A consortium of about a dozen Southern California tribes use a tribal court, but Chukchansi’s tribal court is trusted by some groups and ignored or distrusted by others.

That leaves decisions, such as those involving Chukchansi’s government, to the Bureau of Indian Affairs and ultimately the appeals judge and potentially federal courts.

Tribes trade away some of their sovereignty to have casinos, a good portion it would seem to me. A casino is by and large what the fight’s about; if there is no casino, there is no fight.

Kenneth Hansen

Fresno State political science professor

The problem, he said, was that the Chukchansi problems evolved over four years, and new factions formed to complicate an already difficult process that eventually led to the casino closing for 14 months after a raid of the Coarsegold casino and resort office.

“There is nobody willing and able to really adjudicate this in a timely and helpful manner,” he said, referring to the political squabbling.
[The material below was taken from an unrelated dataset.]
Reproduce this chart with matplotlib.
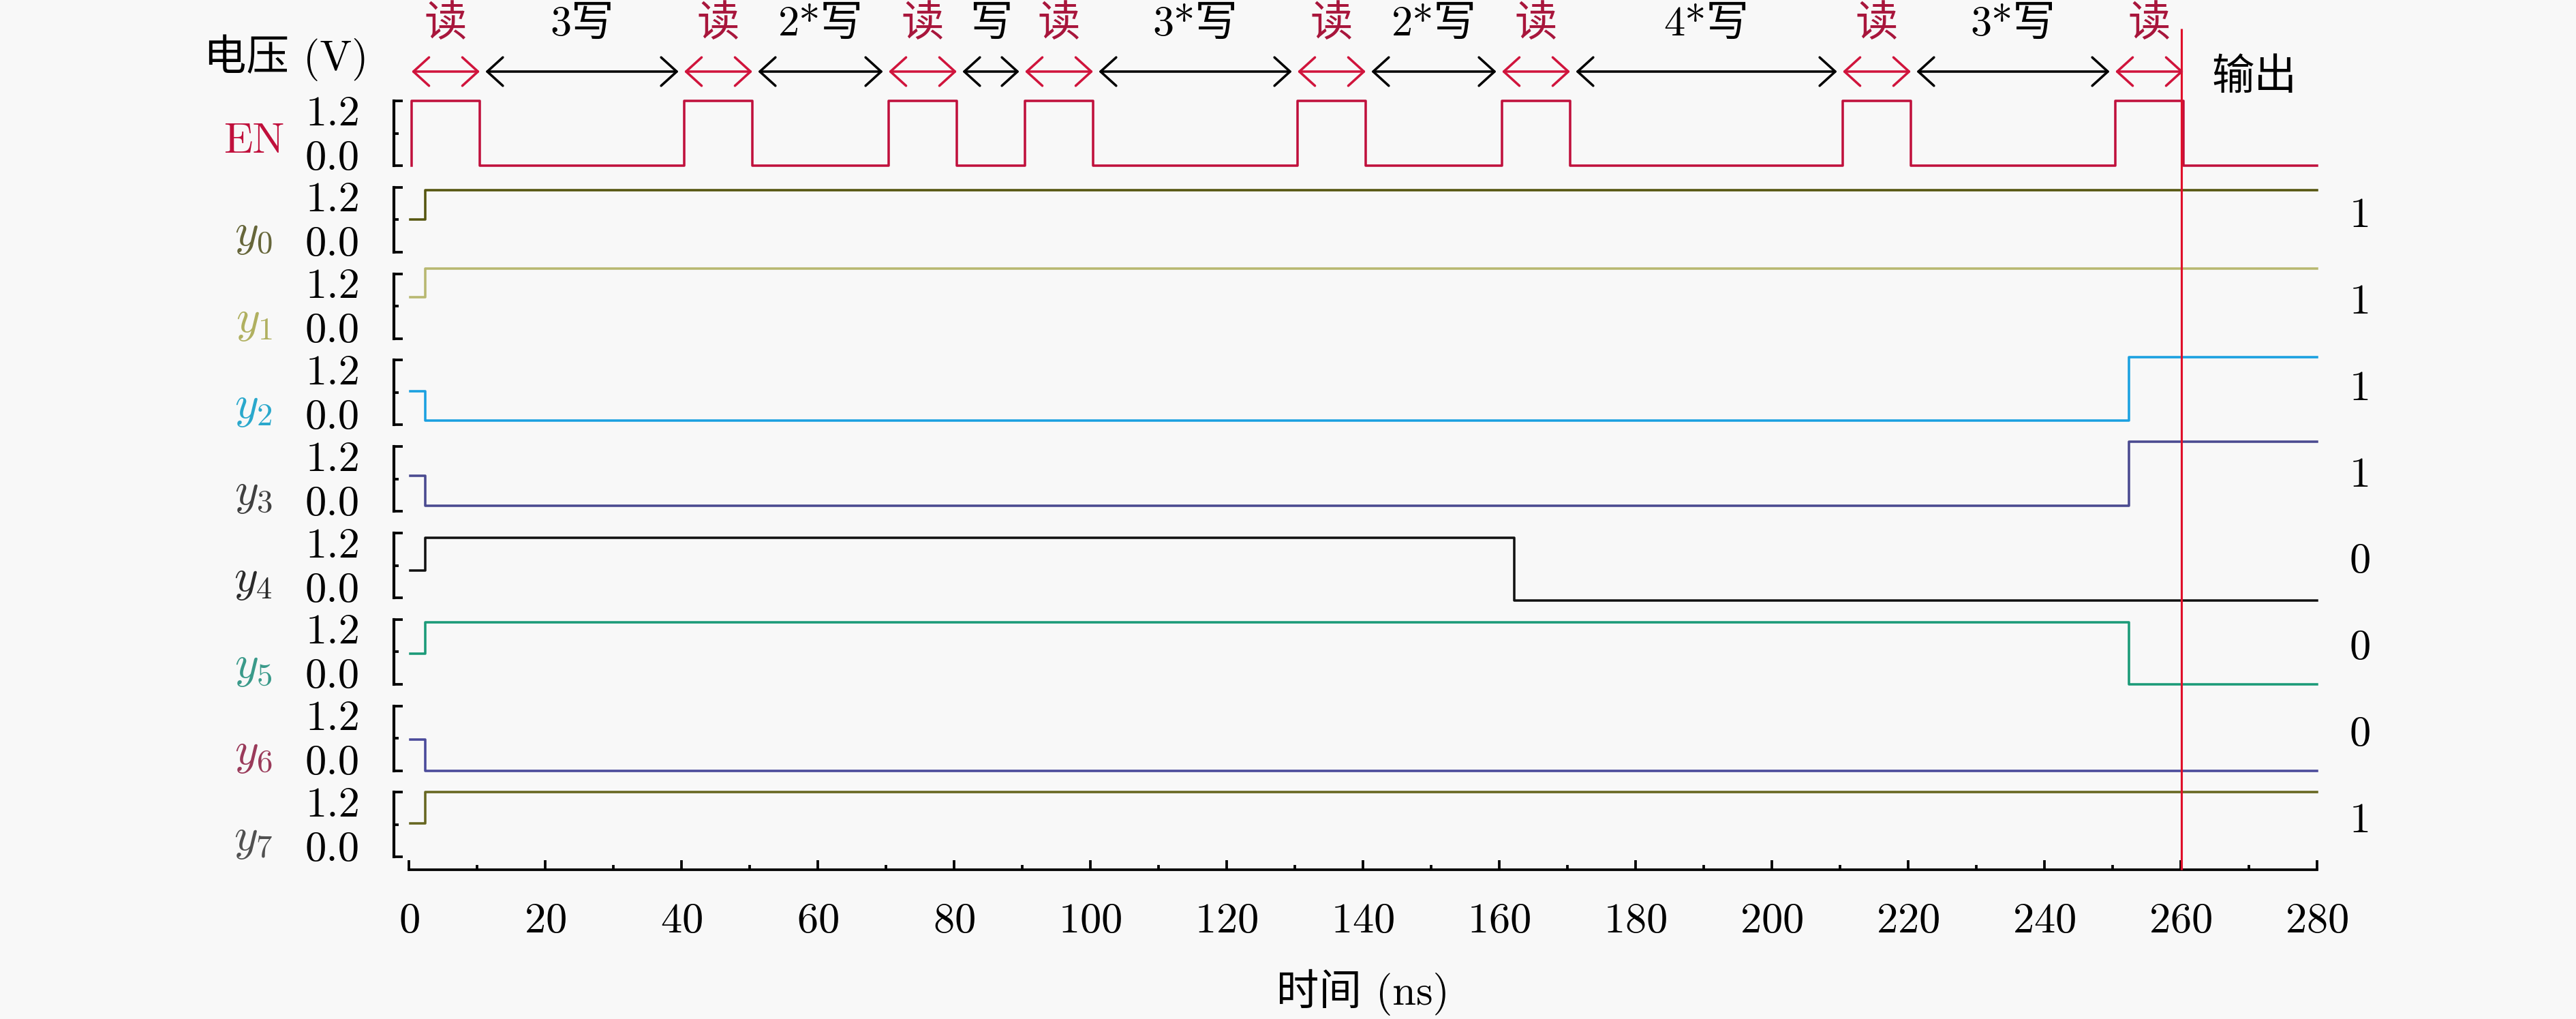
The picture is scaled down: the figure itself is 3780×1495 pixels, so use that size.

In the past, tribal factions and lawyers have questioned whether the tribe possesses sovereignty to make its own decisions when the federal government rules against them. But a tribe relinquishes some sovereignty when it signs contracts to build and run casinos, known as compacts, with states and the federal government, Hansen said.

“Tribes trade away some of their sovereignty to have casinos, a good portion it would seem to me,” he said. “A casino is by and large what the fight’s about; if there is no casino, there is no fight.”